WHAT THE EXERCISE ASKS: Leave out every picture. Copy exactly the lines from the one holding "Write the TikZ code for this diagram." through the one holding "(ts) -- (top);".

DATASET ENTRIES:
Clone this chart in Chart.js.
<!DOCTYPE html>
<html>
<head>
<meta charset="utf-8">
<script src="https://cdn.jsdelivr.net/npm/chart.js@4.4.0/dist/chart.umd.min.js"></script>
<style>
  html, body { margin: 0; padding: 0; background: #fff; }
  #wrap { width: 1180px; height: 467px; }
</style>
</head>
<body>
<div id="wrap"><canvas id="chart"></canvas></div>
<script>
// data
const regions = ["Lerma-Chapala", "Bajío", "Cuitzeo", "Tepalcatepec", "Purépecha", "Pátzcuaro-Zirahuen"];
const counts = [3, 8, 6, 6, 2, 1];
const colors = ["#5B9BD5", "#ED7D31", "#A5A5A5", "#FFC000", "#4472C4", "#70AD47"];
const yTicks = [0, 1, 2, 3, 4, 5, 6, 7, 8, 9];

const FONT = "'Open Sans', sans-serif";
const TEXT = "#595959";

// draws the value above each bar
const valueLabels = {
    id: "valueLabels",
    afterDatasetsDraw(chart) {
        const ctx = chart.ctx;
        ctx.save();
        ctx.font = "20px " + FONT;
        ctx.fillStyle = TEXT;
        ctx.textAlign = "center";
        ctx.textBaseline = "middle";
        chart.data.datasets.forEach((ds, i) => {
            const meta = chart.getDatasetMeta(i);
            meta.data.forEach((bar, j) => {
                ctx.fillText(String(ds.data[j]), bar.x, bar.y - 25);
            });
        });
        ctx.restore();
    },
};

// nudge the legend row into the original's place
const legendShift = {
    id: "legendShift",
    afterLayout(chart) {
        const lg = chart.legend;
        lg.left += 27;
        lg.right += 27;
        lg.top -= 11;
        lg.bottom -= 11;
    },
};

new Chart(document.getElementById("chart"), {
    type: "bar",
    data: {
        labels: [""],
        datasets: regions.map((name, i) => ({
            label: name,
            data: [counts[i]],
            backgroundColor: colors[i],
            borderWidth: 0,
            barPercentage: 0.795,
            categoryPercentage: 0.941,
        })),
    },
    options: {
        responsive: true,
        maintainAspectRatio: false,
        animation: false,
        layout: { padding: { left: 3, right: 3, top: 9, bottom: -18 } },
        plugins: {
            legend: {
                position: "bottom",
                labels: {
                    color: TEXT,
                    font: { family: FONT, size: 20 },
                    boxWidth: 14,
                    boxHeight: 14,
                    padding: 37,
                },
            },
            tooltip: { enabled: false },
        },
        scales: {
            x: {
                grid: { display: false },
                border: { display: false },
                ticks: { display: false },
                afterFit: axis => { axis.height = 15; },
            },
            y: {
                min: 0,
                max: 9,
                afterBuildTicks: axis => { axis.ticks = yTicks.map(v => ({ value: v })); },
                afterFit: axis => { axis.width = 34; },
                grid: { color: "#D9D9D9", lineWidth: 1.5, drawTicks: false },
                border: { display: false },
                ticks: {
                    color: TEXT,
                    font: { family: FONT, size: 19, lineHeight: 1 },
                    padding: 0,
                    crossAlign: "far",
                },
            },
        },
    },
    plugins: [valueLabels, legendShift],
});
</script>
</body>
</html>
==
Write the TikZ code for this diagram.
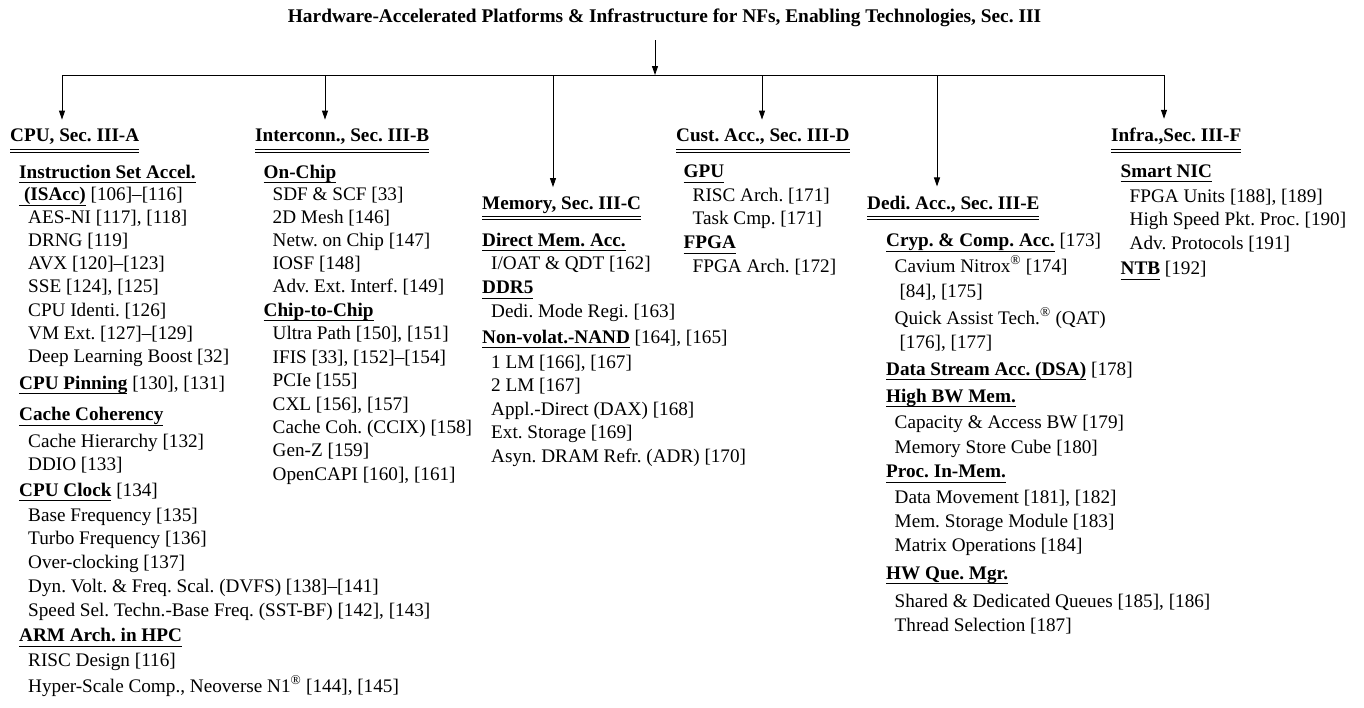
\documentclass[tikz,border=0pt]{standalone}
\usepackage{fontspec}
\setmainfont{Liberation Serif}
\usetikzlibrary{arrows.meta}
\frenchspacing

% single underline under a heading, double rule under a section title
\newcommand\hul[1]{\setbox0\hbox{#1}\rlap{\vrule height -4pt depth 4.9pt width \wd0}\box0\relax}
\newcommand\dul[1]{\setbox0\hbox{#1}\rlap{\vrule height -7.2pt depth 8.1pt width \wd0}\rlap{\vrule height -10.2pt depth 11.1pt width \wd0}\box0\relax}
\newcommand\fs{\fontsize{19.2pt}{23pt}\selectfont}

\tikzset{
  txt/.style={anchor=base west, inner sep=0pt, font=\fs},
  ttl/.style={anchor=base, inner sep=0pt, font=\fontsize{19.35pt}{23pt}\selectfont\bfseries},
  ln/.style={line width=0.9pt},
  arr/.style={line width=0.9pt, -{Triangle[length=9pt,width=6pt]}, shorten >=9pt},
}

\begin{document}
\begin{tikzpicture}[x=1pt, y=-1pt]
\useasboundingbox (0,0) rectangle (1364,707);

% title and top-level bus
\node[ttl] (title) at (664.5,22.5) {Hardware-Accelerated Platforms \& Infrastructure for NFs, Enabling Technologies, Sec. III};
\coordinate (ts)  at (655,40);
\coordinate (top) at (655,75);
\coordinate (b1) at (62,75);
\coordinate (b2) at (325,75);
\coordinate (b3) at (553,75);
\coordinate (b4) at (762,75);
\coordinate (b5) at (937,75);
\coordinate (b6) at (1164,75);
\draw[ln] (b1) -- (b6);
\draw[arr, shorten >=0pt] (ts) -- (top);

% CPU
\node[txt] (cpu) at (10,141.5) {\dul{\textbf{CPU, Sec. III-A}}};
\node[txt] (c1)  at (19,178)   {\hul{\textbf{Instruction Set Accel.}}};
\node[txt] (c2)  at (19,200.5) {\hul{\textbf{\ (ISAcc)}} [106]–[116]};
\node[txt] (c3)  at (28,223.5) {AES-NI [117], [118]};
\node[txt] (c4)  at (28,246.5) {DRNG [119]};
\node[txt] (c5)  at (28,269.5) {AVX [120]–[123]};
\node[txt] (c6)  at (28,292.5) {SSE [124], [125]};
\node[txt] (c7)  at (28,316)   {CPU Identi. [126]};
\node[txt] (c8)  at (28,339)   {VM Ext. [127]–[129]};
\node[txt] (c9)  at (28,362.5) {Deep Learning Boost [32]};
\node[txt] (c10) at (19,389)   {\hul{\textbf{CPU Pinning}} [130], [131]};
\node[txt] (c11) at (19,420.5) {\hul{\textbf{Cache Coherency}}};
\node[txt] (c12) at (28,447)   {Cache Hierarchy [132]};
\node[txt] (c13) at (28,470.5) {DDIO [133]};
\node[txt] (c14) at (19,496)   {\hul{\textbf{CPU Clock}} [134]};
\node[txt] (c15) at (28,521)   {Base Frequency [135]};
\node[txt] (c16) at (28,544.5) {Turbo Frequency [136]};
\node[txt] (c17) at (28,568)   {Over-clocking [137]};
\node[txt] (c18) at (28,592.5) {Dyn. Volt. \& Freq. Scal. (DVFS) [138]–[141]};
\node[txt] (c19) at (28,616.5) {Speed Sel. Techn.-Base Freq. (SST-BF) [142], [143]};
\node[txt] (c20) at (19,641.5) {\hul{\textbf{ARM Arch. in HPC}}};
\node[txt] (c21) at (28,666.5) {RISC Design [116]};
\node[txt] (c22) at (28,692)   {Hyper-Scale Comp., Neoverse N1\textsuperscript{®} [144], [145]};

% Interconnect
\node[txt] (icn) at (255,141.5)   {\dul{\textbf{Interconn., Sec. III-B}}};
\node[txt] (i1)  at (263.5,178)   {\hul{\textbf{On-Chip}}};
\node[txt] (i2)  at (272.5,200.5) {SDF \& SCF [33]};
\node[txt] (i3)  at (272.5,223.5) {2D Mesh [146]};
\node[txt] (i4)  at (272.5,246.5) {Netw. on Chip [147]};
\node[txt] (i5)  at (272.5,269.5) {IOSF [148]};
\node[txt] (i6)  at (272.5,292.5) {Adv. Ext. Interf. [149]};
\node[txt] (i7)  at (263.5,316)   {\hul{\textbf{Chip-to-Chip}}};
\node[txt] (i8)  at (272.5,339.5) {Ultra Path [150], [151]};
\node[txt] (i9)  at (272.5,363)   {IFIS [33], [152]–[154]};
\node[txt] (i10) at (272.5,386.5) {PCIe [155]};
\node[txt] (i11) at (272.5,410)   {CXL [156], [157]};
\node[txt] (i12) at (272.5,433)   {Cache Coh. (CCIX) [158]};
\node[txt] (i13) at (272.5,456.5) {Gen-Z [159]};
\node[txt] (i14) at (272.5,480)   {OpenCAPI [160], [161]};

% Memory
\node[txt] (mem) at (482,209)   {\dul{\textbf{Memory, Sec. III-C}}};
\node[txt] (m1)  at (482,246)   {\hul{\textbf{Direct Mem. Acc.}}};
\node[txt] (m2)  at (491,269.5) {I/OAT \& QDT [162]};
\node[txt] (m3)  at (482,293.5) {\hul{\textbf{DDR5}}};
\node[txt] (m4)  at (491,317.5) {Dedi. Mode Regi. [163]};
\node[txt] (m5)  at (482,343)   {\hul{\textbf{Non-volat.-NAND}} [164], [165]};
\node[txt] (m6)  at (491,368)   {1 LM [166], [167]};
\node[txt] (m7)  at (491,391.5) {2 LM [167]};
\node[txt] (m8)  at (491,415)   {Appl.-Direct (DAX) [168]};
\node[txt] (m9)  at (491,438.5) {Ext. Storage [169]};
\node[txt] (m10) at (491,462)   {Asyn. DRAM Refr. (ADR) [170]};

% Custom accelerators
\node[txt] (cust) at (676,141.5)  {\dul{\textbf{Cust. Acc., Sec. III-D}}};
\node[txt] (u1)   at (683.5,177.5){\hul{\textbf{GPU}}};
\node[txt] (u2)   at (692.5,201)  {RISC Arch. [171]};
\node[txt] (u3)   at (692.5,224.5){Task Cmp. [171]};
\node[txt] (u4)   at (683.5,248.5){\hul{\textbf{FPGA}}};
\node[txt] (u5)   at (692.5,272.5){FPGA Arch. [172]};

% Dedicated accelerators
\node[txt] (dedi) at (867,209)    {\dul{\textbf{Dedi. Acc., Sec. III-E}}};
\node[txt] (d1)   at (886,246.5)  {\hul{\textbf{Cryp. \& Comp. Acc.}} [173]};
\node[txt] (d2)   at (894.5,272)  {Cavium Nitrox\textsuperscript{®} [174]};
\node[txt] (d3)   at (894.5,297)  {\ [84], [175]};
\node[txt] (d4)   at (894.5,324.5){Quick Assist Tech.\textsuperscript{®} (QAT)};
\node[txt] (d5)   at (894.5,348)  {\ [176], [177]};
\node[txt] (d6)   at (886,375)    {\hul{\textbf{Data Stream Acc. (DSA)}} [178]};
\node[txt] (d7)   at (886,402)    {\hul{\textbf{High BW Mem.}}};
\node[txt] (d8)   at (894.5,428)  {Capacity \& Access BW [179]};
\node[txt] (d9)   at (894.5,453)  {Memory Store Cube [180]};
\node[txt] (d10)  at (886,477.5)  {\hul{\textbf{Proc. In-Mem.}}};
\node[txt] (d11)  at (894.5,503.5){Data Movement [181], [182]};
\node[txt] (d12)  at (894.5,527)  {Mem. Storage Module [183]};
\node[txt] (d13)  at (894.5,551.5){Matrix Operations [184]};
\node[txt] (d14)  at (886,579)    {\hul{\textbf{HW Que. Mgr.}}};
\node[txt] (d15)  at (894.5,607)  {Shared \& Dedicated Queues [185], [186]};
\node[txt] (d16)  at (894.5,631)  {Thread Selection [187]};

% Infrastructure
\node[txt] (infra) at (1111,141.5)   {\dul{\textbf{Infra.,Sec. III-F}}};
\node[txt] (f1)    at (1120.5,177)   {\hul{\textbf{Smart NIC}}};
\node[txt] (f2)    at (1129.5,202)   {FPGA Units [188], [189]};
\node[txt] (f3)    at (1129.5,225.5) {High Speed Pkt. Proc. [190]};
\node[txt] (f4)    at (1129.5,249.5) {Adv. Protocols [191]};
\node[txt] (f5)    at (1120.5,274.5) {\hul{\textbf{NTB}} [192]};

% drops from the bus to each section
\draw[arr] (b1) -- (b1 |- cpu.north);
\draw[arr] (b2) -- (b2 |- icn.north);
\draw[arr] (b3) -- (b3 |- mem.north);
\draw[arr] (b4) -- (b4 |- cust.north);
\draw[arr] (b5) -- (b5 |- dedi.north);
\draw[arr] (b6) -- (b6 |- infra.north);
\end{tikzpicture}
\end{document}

COMPLETE ANSWER:
Write the TikZ code for this diagram.
\documentclass[tikz,border=0pt]{standalone}
\usepackage{fontspec}
\setmainfont{Liberation Serif}
\usetikzlibrary{arrows.meta}
\frenchspacing

% single underline under a heading, double rule under a section title
\newcommand\hul[1]{\setbox0\hbox{#1}\rlap{\vrule height -4pt depth 4.9pt width \wd0}\box0\relax}
\newcommand\dul[1]{\setbox0\hbox{#1}\rlap{\vrule height -7.2pt depth 8.1pt width \wd0}\rlap{\vrule height -10.2pt depth 11.1pt width \wd0}\box0\relax}
\newcommand\fs{\fontsize{19.2pt}{23pt}\selectfont}

\tikzset{
  txt/.style={anchor=base west, inner sep=0pt, font=\fs},
  ttl/.style={anchor=base, inner sep=0pt, font=\fontsize{19.35pt}{23pt}\selectfont\bfseries},
  ln/.style={line width=0.9pt},
  arr/.style={line width=0.9pt, -{Triangle[length=9pt,width=6pt]}, shorten >=9pt},
}

\begin{document}
\begin{tikzpicture}[x=1pt, y=-1pt]
\useasboundingbox (0,0) rectangle (1364,707);

% title and top-level bus
\node[ttl] (title) at (664.5,22.5) {Hardware-Accelerated Platforms \& Infrastructure for NFs, Enabling Technologies, Sec. III};
\coordinate (ts)  at (655,40);
\coordinate (top) at (655,75);
\coordinate (b1) at (62,75);
\coordinate (b2) at (325,75);
\coordinate (b3) at (553,75);
\coordinate (b4) at (762,75);
\coordinate (b5) at (937,75);
\coordinate (b6) at (1164,75);
\draw[ln] (b1) -- (b6);
\draw[arr, shorten >=0pt] (ts) -- (top);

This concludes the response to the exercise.